The present invention is a valve assembly for an oil pumping system comprising a shell, a seat affixed at a lower end of the shell, a ball moveably positioned in the shell and a cage positioned within the interior passageway of the shell. The ball has a diameter greater than the interior diameter of the seat. The cage has an open bottom facing the seat and an open top facing the upper end of the shell. The cage has an upper portion, a lower portion and a ball retaining section. The cage has a first ported area formed in the lower portion between the bottom and the ball retaining section. The cage has a second ported area formed in the upper portion between the ball retaining section and the top.
In the present invention, the shell has an annular shoulder extending into the interior passageway. The seat has an end abutting the shoulder. A seat retainer has an upper end abutting a bottom of the seat such that the seat is fixedly interposed between the upper end of the seat retainer and the shoulder of the shell. The shell has interior threads at the lower end. The seat retainer has external threads at an upper end thereof threadedly affixed to these interior threads. The seat retainer has an interior passageway therethrough.
In the present invention, an elastomeric ring is positioned generally against the top of the cage. The elastomeric ring is retained within the interior passageway of the shell. A bushing has a lower end affixed within the upper end of the shell and abutting the elastomeric ring on a side opposite the cage.
The ball retaining section of the cage extends across an interior of the cage. The ball retaining section is concave with a contour generally matching a contour of the ball. The ball retaining section has a hole formed therethrough so as to open at one end to the first ported area and the opposite end to the second ported area.

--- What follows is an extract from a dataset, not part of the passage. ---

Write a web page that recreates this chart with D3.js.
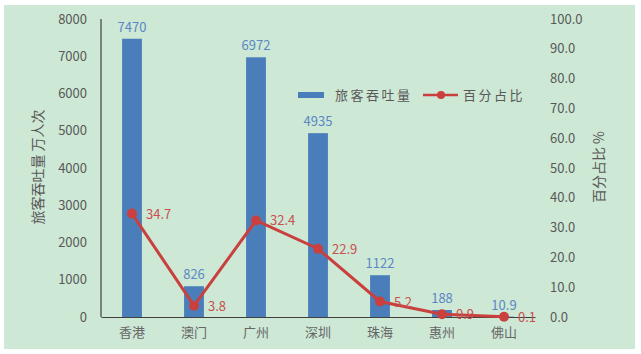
<!DOCTYPE html>
<html><head><meta charset="utf-8">
<script src="https://cdn.jsdelivr.net/npm/d3@7/dist/d3.min.js"></script>
<style>body{margin:0;background:#fff}svg{display:block}text{font-family:"Noto Sans CJK SC","Noto Sans",sans-serif}</style>
</head><body><svg id="c" width="641" height="354"></svg>
<script>
const categories = ["香港","澳门","广州","深圳","珠海","惠州","佛山"];
const passengers = [7470, 826, 6972, 4935, 1122, 188, 10.9];
const percents = [34.7, 3.8, 32.4, 22.9, 5.2, 0.9, 0.1];
const leftTicks = [0,1000,2000,3000,4000,5000,6000,7000,8000];
const rightTicks = [0,10,20,30,40,50,60,70,80,90,100];
const seriesNames = ["旅客吞吐量","百分占比"];

const svg = d3.select("#c");
svg.append("rect").attr("x",4).attr("y",5).attr("width",631).attr("height",344).attr("fill","#cde8d5");

const x0 = 101, x1 = 535, yTop = 19, yBot = 317;
const x = d3.scaleBand().domain(categories).range([x0,x1]).paddingInner(0.68).paddingOuter(0.34);
const yL = d3.scaleLinear().domain([0,8000]).range([yBot,yTop]);
const yR = d3.scaleLinear().domain([0,100]).range([yBot,yTop]);
const blue = "#4a7ebb", red = "#c9403e", grey = "#595959";

// left axis
const gl = svg.append("g").attr("transform",`translate(${x0},0)`)
  .call(d3.axisLeft(yL).tickValues(leftTicks).tickSize(0).tickPadding(14).tickFormat(d3.format("d")));
gl.select(".domain").attr("stroke","#404040").attr("stroke-width",1.2).attr("d",`M0,${yTop}V${yBot}`);
gl.selectAll("text").attr("fill",grey).attr("font-size",13).attr("font-family","Roboto, 'Noto Sans', sans-serif");

// right axis
const gr = svg.append("g").attr("transform",`translate(548,0)`)
  .call(d3.axisRight(yR).tickValues(rightTicks).tickSize(0).tickPadding(2).tickFormat(d3.format(".1f")));
gr.select(".domain").remove();
gr.selectAll("text").attr("fill",grey).attr("font-size",13).attr("font-family","Roboto, 'Noto Sans', sans-serif");

// bars
svg.append("g").selectAll("rect").data(passengers).join("rect")
  .attr("x",(d,i)=>x(categories[i])).attr("width",x.bandwidth())
  .attr("y",d=>yL(d)).attr("height",d=>yBot-yL(d)).attr("fill",blue);

// x axis
const gx = svg.append("g").attr("transform",`translate(0,${yBot})`)
  .call(d3.axisBottom(x).tickSize(0).tickPadding(11));
gx.select(".domain").attr("stroke","#404040").attr("stroke-width",1.2);
gx.selectAll("text").attr("fill","#666").attr("font-size",13);

// bar labels
svg.append("g").selectAll("text").data(passengers).join("text")
  .attr("x",(d,i)=>x(categories[i])+x.bandwidth()/2).attr("y",d=>yL(d)-7)
  .attr("text-anchor","middle").attr("fill","#5b87c4").attr("font-size",13)
  .attr("font-family","Roboto, 'Noto Sans', sans-serif").text(d=>d);

// line
const cx = (i)=>x(categories[i])+x.bandwidth()/2;
svg.append("path").datum(percents)
  .attr("d",d3.line().x((d,i)=>cx(i)).y(d=>yR(d)))
  .attr("fill","none").attr("stroke",red).attr("stroke-width",3);
svg.append("g").selectAll("circle").data(percents).join("circle")
  .attr("cx",(d,i)=>cx(i)).attr("cy",d=>yR(d)).attr("r",5).attr("fill",red);
svg.append("g").selectAll("text").data(percents).join("text")
  .attr("x",(d,i)=>cx(i)+14).attr("y",d=>yR(d)+5)
  .attr("fill","#c9504e").attr("font-size",13)
  .attr("font-family","Roboto, 'Noto Sans', sans-serif").text(d=>d3.format(".1f")(d));

// axis titles
svg.append("text").attr("transform","translate(43,167) rotate(-90)").attr("text-anchor","middle")
  .attr("fill",grey).attr("font-size",14).text("旅客吞吐量 万人次");
svg.append("text").attr("transform","translate(604,167) rotate(-90)").attr("text-anchor","middle")
  .attr("fill",grey).attr("font-size",14).text("百分占比 %");

// legend
const lg = svg.append("g");
lg.append("rect").attr("x",298).attr("y",92).attr("width",26).attr("height",6).attr("fill",blue);
lg.append("text").attr("x",335).attr("y",100).attr("fill",grey).attr("font-size",13).attr("letter-spacing",2.5).text(seriesNames[0]);
lg.append("line").attr("x1",423).attr("x2",458).attr("y1",95).attr("y2",95).attr("stroke",red).attr("stroke-width",2.5);
lg.append("circle").attr("cx",441).attr("cy",95).attr("r",4).attr("fill",red);
lg.append("text").attr("x",463).attr("y",100).attr("fill",grey).attr("font-size",13).attr("letter-spacing",2.5).text(seriesNames[1]);
</script></body></html>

The cage has a first flanged surface at the top thereof and a second flanged surface at the bottom thereof. Each of the first and second flanged surfaces has a diameter greater than a remainder of the cage. The diameter of each of the first and second flanged surfaces generally matches the diameter of the interior passageway of the shell. The first ported area has a plurality of ports opening through a wall of the cage. The second ported area has a plurality of ports also opening through a wall of the cage. The plurality of ports of the second ported area are helixed.